7-Eleven Franchisee Efforts To Support AB 5
California franchisees, FOAs and the National Coalition have all been busy supporting AB 5 and the four franchisees’ lawsuit throughout this time:

—On February 19, 2020, at our urging, three California state senators signed and sent a letter to Commissioner Manual P. Alvarez, at the California Department of Business Oversight, asking for a response from the Department’s Enforcement Division to NCASEF General Counsel Eric Karp’s 2018 letter questioning 7-Eleven Inc.’s long-term franchising strategy.

—On February 25, 2020, we secured the support of Robert Purvin, Chairman and CEO, and the American Association of Franchises and Dealers, the oldest and largest national not-for-profit trade association advocating for the rights and interests of franchisees and independent dealer networks. Purvin and the AAFD are urging opposition to the International Franchise Association’s support for a blanket exemption for franchisors from the application of AB 5.

—On February 26, 27 and  March 5 we held three special meetings spon-sored by the 7-Eleven franchisee Advocacy Group in California on AB 5 and the misclassification lawsuit, one in Sylmar, one in Diamond Bar, and another in San Diego. We urged all California franchisees to call their legislators to take their names off all bills opposed to AB 5.

—NCASEF legal counsel Eric Karp developed an extensive set of talking points for franchisees to use when speaking to their legislators.

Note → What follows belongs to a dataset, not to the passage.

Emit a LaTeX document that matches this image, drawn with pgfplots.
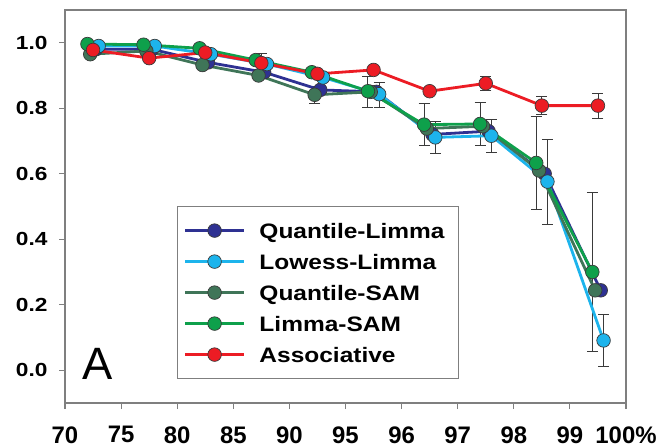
\documentclass[border=0pt]{standalone}
\usepackage{pgfplots}
\pgfplotsset{compat=1.18}
\usepackage{fontspec}
\setmainfont{Liberation Sans}
\newfontfamily\ylabfont[FakeStretch=1.2]{Liberation Sans}
\newfontfamily\legfont[FakeStretch=1.17]{Liberation Sans}

\definecolor{cQL}{HTML}{2E3192}
\definecolor{cLL}{HTML}{1DB4EC}
\definecolor{cQS}{HTML}{3F7558}
\definecolor{cLS}{HTML}{0EA04B}
\definecolor{cAS}{HTML}{EC1C24}
\definecolor{axgray}{HTML}{7F7F7F}
\definecolor{edgegray}{HTML}{3A3A3A}

\begin{document}
\begin{tikzpicture}
  \begin{axis}[
      name=ax,
      width=561bp, height=393bp, scale only axis,
      xmin=0, xmax=10, ymin=-0.1, ymax=1.1,
      xtick={0,1,2,3,4,5,6,7,8,9,10},
      xticklabels={70,75,80,85,90,95,96,97,98,99,100\%},
      ytick={0,0.2,0.4,0.6,0.8,1.0},
      yticklabels={0.0,0.2,0.4,0.6,0.8,1.0},
      xtick pos=lower, ytick pos=left,
      tick align=outside, major tick length=6bp,
      axis line style={draw=axgray, line width=1.1bp},
      tick style={draw=axgray, line width=1.1bp},
      xticklabel style={font=\bfseries\fontsize{24}{24}\selectfont, yshift=-14bp},
      yticklabel style={font=\ylabfont\bfseries\fontsize{19}{19}\selectfont, xshift=-8bp},
      clip=false,
      ser/.style={draw=#1, line width=2.8bp, mark=*,
        mark options={mark size=6.8bp, draw=edgegray, fill=#1, line width=0.7bp, solid}},
      legend image code/.code={
        \draw[mark repeat=2, mark phase=2]
          plot coordinates {(0bp,0bp) (29.5bp,0bp) (59bp,0bp)};},
      legend style={at={(0.2,0.501)}, anchor=north west,
        draw=axgray, line width=1bp,
        font=\legfont\bfseries\fontsize{21}{25}\selectfont,
        inner xsep=6bp, inner ysep=8.5bp, row sep=0pt, column sep=6bp,
        nodes={text height=18bp, text depth=3bp, inner ysep=5bp, inner xsep=8bp}},
      legend cell align=left,
      errbar/.style={draw=none, mark=none, forget plot,
        error bars/.cd, y dir=both, y explicit,
        error bar style={draw=edgegray, line width=0.9bp},
        error mark options={rotate=90, mark size=5.5bp, draw=edgegray, line width=0.9bp}},
    ]

    % error bars first, so the markers sit on top
    \addplot[errbar] coordinates {
      (3.5,0.938) +- (0,0.030) (7.5,0.876) +- (0,0.022)
      (8.5,0.808) +- (0,0.028) (9.5,0.808) +- (0,0.038)
    };
    \addplot[errbar] coordinates {
      (4.45,0.841) +- (0,0.026)
    };
    \addplot[errbar] coordinates {
      (5.4,0.850) +- (0,0.048) (6.4,0.750) +- (0,0.065) (7.4,0.752) +- (0,0.065)
      (8.4,0.633) +- (0,0.143) (9.4,0.300) +- (0,0.242)
    };
    \addplot[errbar] coordinates {
      (5.6,0.841) +- (0,0.038) (6.6,0.711) +- (0,0.050) (7.6,0.716) +- (0,0.050)
      (8.6,0.576) +- (0,0.130) (9.6,0.091) +- (0,0.080)
    };

    % Quantile-Limma
    \addplot[ser=cQL] coordinates {
      (0.55,0.980) (1.55,0.980) (2.55,0.940) (3.55,0.910) (4.55,0.856)
      (5.55,0.850) (6.55,0.720) (7.55,0.730) (8.55,0.600) (9.55,0.244)
    };
    \addlegendentry{Quantile-Limma}

    % Lowess-Limma
    \addplot[ser=cLL] coordinates {
      (0.6,0.990) (1.6,0.990) (2.6,0.965) (3.6,0.935) (4.6,0.894)
      (5.6,0.843) (6.6,0.711) (7.6,0.716) (8.6,0.576) (9.6,0.091)
    };
    \addlegendentry{Lowess-Limma}

    % Quantile-SAM
    \addplot[ser=cQS] coordinates {
      (0.45,0.965) (1.45,0.975) (2.45,0.932) (3.45,0.900) (4.45,0.841)
      (5.45,0.850) (6.45,0.738) (7.45,0.745) (8.45,0.610) (9.45,0.244)
    };
    \addlegendentry{Quantile-SAM}

    % Limma-SAM
    \addplot[ser=cLS] coordinates {
      (0.4,0.996) (1.4,0.994) (2.4,0.983) (3.4,0.947) (4.4,0.910)
      (5.4,0.852) (6.4,0.750) (7.4,0.752) (8.4,0.633) (9.4,0.300)
    };
    \addlegendentry{Limma-SAM}

    % Associative
    \addplot[ser=cAS] coordinates {
      (0.5,0.978) (1.5,0.953) (2.5,0.970) (3.5,0.938) (4.5,0.905)
      (5.5,0.917) (6.5,0.852) (7.5,0.876) (8.5,0.808) (9.5,0.808)
    };
    \addlegendentry{Associative}

    \node[anchor=base west, inner sep=0pt, font=\fontsize{45.5}{45.5}\selectfont]
      at (rel axis cs:0.0316,0.061) {A};
  \end{axis}
  \pgfresetboundingbox
  \path (ax.south west) ++(-65bp,-45bp) rectangle ++(659bp,448bp);
\end{tikzpicture}
\end{document}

—On March 2, 2020, at our urging, AAFD sent a letter to California Senator Andreas Borgeas urging opposition to SB 967, Worker Status: Independent Contractors: Franchiser and Franchisees. This bill, if passed, would create an exemption for franchisees from AB 5. In his letter, the chairman of AAFD explains that, “franchisees need to be owners of their businesses…in our opinion, not all franchises have a franchisor/franchisee relationship that qualifies for containing the basic tenets of business ownership.”

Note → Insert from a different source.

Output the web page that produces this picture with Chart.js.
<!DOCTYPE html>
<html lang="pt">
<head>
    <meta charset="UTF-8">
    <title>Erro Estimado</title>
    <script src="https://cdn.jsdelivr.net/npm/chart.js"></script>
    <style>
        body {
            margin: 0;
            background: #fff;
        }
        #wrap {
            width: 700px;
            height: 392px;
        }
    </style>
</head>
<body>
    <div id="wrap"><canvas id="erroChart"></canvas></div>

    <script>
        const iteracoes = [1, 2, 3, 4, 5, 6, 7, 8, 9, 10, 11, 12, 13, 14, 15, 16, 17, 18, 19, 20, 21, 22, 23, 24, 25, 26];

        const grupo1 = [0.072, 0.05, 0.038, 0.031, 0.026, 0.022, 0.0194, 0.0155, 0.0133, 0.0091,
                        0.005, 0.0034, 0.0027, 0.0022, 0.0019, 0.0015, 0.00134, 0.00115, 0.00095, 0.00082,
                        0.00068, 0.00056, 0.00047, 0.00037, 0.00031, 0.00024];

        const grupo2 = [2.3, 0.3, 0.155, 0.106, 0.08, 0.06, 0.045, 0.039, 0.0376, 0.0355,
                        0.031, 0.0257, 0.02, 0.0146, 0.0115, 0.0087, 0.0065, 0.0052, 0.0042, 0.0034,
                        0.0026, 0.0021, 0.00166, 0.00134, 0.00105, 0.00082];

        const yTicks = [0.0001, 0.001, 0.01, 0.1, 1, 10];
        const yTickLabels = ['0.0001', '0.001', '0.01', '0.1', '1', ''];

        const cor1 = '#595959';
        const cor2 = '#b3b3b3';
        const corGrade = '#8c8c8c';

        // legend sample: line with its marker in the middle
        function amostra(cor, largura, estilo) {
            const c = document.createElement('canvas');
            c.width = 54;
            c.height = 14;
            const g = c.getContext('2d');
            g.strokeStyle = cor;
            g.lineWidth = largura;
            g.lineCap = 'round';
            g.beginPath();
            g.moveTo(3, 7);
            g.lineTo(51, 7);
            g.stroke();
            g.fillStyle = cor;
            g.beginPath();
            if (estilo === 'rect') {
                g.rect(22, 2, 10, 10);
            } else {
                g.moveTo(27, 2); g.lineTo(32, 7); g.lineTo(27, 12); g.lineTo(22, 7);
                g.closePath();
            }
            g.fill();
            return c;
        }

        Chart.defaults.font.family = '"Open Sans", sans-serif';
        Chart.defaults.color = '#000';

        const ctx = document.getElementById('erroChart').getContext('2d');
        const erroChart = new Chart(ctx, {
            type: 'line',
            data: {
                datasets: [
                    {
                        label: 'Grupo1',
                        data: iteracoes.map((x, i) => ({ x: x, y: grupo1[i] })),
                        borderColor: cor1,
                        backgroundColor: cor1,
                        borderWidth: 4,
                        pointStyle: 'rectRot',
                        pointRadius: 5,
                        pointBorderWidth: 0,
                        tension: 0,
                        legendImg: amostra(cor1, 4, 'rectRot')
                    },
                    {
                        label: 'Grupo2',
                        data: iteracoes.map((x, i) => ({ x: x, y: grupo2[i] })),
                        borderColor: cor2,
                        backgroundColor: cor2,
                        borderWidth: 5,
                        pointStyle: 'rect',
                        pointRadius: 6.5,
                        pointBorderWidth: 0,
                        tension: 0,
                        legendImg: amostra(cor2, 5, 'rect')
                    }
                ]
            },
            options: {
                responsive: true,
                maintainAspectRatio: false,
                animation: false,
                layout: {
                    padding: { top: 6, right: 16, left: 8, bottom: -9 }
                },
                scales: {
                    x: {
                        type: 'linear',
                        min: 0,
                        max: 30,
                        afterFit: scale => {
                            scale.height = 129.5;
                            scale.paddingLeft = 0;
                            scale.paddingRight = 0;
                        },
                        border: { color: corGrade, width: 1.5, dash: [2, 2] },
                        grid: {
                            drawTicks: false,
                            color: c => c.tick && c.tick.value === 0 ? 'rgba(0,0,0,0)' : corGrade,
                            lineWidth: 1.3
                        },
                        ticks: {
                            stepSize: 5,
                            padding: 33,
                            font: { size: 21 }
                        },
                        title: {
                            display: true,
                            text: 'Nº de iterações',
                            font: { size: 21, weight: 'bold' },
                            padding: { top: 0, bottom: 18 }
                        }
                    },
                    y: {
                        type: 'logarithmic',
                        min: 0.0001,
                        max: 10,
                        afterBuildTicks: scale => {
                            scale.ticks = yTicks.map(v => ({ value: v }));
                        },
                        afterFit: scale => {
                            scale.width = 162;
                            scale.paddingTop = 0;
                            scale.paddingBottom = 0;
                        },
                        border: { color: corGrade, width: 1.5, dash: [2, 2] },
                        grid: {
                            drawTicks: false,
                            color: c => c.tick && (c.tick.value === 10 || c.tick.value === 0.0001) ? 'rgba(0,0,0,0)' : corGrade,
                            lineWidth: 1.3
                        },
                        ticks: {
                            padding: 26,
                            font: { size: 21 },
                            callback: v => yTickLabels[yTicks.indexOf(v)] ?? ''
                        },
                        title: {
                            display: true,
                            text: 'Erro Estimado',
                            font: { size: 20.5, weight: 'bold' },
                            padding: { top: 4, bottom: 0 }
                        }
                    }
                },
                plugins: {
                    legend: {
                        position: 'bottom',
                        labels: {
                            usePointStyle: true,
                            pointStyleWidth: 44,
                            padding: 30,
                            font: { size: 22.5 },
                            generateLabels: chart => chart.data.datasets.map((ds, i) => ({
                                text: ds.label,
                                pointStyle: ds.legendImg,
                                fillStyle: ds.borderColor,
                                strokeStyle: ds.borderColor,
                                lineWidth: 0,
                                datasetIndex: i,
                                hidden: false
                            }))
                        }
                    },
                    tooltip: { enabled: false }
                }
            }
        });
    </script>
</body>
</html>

—In early March we marshaled the strength of the National Coalition and California 7-Eleven Franchise Owners Associations by asking every FOA president in California to sign a position letter in opposition to California AB 1928, AB 2489 and SB 967, which would repeal AB 5 and/or grants exemption to Franchising from AB 5. All FOA presidents signed the letters except two.

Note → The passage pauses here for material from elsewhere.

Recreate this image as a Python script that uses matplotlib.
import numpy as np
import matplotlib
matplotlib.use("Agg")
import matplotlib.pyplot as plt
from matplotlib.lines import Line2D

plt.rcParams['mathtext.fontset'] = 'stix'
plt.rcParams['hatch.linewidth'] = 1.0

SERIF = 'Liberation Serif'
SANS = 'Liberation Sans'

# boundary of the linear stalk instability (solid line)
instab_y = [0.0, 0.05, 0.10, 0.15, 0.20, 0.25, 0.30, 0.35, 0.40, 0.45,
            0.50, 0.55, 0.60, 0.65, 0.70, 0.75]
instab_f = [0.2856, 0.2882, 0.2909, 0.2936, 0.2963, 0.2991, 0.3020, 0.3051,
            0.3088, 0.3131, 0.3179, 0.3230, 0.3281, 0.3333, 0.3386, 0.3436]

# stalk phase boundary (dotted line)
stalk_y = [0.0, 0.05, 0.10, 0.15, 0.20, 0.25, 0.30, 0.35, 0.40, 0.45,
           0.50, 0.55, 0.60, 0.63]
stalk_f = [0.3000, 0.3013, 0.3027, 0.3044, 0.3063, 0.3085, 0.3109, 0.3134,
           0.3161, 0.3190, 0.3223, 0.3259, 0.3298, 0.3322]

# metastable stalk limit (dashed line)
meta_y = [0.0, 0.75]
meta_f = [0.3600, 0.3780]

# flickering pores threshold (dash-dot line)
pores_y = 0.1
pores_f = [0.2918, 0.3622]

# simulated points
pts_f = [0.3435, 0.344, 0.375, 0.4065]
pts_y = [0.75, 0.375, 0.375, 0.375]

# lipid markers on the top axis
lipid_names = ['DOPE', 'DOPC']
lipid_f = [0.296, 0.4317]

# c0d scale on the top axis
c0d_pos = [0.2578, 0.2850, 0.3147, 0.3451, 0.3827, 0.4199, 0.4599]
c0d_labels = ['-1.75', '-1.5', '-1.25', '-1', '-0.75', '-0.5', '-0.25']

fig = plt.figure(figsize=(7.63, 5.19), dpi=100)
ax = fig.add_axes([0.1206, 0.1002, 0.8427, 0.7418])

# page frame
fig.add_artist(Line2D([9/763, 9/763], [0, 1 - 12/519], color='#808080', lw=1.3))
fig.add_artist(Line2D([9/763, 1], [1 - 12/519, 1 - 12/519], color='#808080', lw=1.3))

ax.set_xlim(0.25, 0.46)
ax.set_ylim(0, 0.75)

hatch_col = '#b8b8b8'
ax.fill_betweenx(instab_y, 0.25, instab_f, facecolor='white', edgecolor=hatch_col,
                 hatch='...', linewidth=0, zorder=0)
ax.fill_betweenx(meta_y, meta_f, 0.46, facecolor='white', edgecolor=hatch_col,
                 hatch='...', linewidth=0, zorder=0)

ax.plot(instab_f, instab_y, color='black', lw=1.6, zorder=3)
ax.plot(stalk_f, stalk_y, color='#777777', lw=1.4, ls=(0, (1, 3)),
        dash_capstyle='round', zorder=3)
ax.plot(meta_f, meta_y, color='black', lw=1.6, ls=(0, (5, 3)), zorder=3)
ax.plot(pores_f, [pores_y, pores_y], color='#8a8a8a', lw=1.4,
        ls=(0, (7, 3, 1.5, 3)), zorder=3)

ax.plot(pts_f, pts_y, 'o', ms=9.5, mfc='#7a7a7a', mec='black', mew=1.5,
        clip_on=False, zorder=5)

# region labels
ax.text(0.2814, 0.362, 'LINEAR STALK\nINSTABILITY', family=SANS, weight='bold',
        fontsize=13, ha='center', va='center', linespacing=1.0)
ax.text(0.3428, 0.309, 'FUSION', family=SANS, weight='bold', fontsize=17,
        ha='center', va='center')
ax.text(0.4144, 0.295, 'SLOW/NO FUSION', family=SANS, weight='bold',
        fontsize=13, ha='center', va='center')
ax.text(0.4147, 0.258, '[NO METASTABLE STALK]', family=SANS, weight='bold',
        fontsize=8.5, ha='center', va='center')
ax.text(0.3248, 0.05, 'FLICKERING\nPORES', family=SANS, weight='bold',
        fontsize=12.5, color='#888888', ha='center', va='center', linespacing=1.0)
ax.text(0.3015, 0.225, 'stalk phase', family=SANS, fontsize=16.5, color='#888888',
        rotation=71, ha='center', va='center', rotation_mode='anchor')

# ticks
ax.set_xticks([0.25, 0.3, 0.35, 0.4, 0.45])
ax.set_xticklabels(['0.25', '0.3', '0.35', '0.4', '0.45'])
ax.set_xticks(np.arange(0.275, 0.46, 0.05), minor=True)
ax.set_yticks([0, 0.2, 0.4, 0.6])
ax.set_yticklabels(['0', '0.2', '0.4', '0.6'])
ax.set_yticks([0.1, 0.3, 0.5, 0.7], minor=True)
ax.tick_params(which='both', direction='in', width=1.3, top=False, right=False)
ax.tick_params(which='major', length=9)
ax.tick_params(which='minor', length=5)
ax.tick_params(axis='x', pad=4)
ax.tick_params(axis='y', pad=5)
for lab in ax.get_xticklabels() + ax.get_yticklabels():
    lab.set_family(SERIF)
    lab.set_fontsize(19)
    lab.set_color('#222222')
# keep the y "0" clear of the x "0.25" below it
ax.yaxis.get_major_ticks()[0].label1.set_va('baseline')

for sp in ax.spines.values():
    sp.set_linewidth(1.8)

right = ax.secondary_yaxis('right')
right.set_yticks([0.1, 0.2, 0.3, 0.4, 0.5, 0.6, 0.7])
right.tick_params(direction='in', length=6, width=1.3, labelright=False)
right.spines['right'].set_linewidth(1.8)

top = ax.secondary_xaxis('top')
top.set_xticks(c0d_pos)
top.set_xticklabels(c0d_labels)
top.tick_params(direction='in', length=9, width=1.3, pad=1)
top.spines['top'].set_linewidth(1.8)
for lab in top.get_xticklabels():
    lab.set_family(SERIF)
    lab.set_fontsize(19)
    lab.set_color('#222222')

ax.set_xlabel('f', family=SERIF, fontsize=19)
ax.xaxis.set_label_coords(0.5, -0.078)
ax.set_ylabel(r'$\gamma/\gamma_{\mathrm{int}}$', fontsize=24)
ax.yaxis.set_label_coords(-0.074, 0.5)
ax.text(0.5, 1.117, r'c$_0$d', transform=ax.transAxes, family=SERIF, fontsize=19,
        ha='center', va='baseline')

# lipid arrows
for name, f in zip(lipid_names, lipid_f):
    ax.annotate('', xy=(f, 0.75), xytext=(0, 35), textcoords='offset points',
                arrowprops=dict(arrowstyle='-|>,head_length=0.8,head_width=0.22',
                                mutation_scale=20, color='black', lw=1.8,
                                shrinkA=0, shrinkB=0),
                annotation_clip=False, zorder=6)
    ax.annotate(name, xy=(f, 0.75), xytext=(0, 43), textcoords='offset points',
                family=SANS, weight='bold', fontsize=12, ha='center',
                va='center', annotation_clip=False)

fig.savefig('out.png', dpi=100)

As a result of our efforts on SB 967 (an ex-emption for franchisees), two Republican State Senators have changed their views. Lin Ling Chang withdrew her support before the bill was introduced, and Vice Chair of the Senate Labor Committee, Mike Morrell, is currently considering withdrawing his support unless the bill is changed considerably to protect franchisees.

As 7-Eleven franchisees, our sales are going up, but our income is going down, resulting in an unfair split. In comparing 2018 vs. 2019 financials, few franchisees have a higher bottom line. We believe that SEI is making a lot of changes, and making more money from vendors and franchisees, but that franchisees are eating the costs.

AB 5 was created to protect workers, including franchisees, and SEI is working to take it away. As one of my fellow plaintiffs said at a recent advocacy meeting, “Franchisees are not against the brand. If you cannot support AB 5, please don’t go against it. SEI fails the ABC test, because franchisors run the same businesses as franchisees. SEI says they do not run c-stores, but the fact is otherwise.”